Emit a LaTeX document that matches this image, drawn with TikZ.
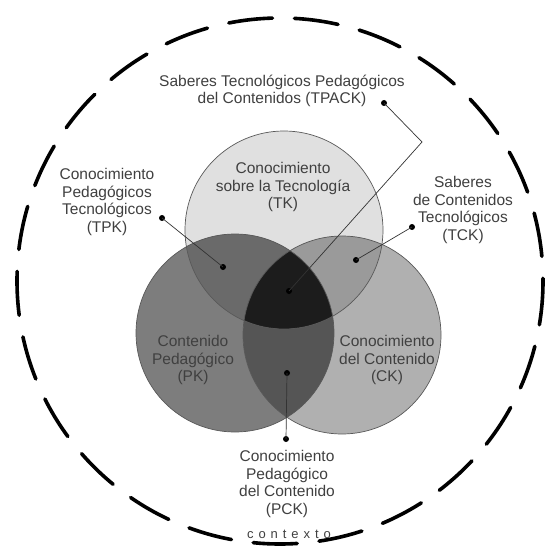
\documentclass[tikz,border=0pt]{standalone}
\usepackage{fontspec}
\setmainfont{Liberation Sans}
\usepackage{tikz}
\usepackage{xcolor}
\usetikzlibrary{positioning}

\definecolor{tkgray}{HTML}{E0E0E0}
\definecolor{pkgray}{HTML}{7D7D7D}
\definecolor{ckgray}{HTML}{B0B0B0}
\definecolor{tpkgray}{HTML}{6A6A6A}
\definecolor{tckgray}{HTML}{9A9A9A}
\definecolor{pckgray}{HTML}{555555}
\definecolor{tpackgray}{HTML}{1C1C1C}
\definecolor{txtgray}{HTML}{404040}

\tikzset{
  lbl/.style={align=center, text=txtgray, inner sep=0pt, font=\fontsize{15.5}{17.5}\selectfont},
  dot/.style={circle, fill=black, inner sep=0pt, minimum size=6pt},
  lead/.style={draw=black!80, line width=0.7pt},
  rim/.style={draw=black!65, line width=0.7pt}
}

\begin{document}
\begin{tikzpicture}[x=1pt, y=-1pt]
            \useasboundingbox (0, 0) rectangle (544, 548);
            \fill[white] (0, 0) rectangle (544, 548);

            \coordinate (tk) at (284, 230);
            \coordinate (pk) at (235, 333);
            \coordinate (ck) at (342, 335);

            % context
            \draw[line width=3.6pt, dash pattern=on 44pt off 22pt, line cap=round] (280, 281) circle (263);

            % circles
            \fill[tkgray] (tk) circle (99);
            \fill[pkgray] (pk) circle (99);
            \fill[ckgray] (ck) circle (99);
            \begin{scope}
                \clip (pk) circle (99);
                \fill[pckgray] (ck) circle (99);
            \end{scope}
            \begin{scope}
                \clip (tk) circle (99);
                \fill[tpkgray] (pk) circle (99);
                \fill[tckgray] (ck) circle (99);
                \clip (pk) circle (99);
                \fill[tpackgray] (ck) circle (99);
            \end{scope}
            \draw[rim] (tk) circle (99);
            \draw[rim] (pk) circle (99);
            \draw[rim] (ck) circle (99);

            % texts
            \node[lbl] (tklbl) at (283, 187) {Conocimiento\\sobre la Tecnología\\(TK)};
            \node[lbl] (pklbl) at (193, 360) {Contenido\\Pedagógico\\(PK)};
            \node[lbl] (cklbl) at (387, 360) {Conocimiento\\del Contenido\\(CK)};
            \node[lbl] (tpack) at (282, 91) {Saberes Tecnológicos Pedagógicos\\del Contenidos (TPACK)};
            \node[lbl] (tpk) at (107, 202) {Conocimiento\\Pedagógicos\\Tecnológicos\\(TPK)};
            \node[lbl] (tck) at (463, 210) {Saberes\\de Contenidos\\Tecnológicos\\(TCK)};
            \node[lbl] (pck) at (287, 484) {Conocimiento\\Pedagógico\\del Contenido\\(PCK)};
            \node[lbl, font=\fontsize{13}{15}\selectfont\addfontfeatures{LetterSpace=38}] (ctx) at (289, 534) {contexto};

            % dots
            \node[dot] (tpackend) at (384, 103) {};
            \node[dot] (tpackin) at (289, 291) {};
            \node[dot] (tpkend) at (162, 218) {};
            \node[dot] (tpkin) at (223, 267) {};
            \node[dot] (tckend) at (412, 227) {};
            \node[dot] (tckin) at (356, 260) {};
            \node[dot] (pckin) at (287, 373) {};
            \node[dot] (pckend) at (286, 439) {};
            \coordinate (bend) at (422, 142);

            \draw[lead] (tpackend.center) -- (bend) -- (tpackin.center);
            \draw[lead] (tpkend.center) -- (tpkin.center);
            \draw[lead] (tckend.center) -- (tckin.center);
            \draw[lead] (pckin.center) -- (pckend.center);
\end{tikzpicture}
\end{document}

----------

GOAL:
Give again, exactly, the lines from the start of the data through the one holding "281) circle (263);"; omit the pictures.

EXPECTED ANSWER:
Emit a LaTeX document that matches this image, drawn with TikZ.
\documentclass[tikz,border=0pt]{standalone}
\usepackage{fontspec}
\setmainfont{Liberation Sans}
\usepackage{tikz}
\usepackage{xcolor}
\usetikzlibrary{positioning}

\definecolor{tkgray}{HTML}{E0E0E0}
\definecolor{pkgray}{HTML}{7D7D7D}
\definecolor{ckgray}{HTML}{B0B0B0}
\definecolor{tpkgray}{HTML}{6A6A6A}
\definecolor{tckgray}{HTML}{9A9A9A}
\definecolor{pckgray}{HTML}{555555}
\definecolor{tpackgray}{HTML}{1C1C1C}
\definecolor{txtgray}{HTML}{404040}

\tikzset{
  lbl/.style={align=center, text=txtgray, inner sep=0pt, font=\fontsize{15.5}{17.5}\selectfont},
  dot/.style={circle, fill=black, inner sep=0pt, minimum size=6pt},
  lead/.style={draw=black!80, line width=0.7pt},
  rim/.style={draw=black!65, line width=0.7pt}
}

\begin{document}
\begin{tikzpicture}[x=1pt, y=-1pt]
            \useasboundingbox (0, 0) rectangle (544, 548);
            \fill[white] (0, 0) rectangle (544, 548);

            \coordinate (tk) at (284, 230);
            \coordinate (pk) at (235, 333);
            \coordinate (ck) at (342, 335);

            % context
            \draw[line width=3.6pt, dash pattern=on 44pt off 22pt, line cap=round] (280, 281) circle (263);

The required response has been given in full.